» **Work required**
Looking at the listing beneath, work out how many lines hold "this" and report only that figure.
— START Material —
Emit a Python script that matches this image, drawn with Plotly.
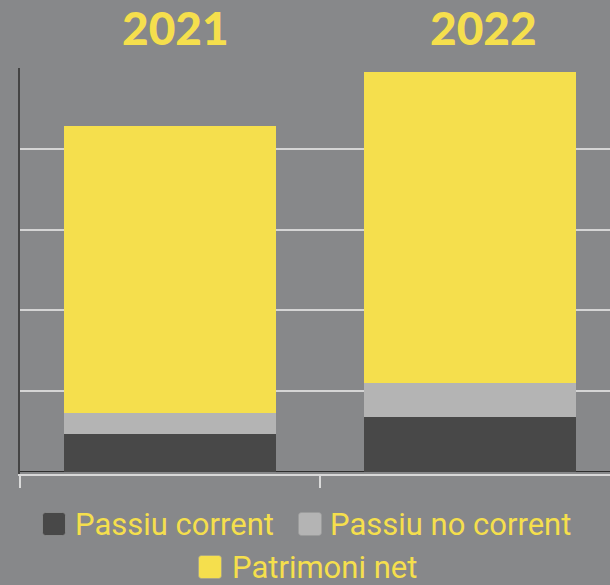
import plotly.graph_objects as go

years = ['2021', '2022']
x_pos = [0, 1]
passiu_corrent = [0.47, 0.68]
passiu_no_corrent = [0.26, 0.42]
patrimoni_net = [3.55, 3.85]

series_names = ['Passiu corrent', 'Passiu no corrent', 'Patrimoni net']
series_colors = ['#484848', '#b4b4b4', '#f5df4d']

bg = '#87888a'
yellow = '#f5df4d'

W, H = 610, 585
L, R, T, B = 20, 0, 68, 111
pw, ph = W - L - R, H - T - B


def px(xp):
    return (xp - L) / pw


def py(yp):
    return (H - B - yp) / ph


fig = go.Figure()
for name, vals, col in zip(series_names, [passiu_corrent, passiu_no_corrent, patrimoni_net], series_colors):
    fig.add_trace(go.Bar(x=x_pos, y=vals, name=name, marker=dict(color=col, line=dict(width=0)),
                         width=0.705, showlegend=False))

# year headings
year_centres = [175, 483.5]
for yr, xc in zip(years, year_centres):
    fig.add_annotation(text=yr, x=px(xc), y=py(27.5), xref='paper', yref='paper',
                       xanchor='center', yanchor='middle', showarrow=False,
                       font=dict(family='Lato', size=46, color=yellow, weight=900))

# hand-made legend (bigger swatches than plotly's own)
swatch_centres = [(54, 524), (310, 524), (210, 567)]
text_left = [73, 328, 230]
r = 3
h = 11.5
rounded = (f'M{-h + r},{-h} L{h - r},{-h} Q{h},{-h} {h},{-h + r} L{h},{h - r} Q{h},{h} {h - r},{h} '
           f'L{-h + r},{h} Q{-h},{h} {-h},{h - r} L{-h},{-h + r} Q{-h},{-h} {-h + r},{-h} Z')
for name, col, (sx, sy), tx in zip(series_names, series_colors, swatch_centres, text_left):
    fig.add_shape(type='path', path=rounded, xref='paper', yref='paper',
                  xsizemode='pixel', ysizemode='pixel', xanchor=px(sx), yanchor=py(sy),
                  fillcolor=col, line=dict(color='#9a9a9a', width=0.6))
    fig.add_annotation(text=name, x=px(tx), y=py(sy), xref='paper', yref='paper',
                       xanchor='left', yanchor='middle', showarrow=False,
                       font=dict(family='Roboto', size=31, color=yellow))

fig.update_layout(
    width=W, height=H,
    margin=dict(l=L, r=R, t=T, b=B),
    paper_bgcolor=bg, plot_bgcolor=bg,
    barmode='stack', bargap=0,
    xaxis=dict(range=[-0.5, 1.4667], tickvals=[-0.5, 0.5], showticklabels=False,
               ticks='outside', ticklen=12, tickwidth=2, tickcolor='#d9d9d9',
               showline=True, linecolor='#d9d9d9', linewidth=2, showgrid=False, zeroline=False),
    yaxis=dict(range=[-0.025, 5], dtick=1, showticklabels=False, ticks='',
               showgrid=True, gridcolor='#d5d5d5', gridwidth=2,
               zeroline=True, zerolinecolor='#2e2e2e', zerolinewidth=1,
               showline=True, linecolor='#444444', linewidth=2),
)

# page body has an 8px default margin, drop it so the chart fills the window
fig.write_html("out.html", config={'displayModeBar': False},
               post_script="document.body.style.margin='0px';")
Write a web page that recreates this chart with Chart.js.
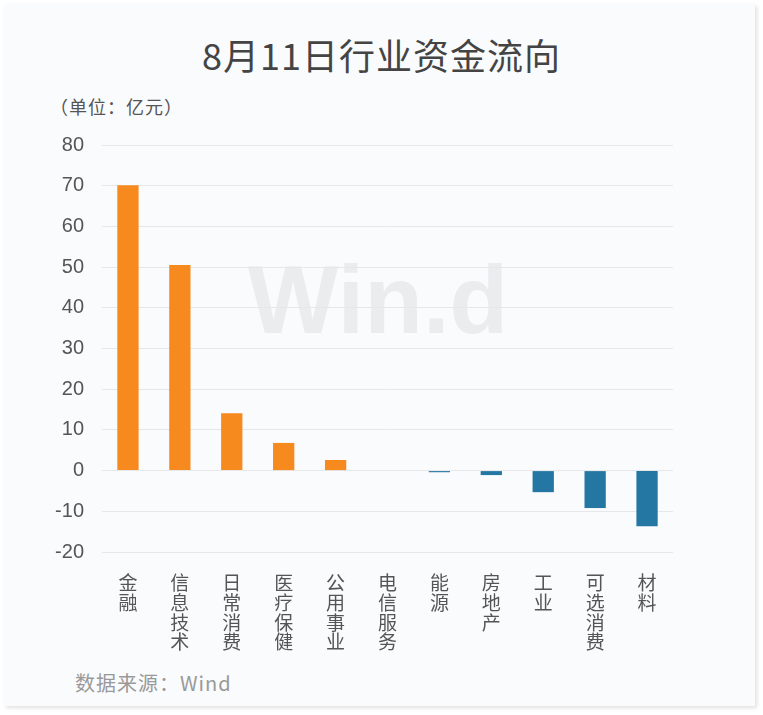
— END Material —
» **Answer to the exercise**
2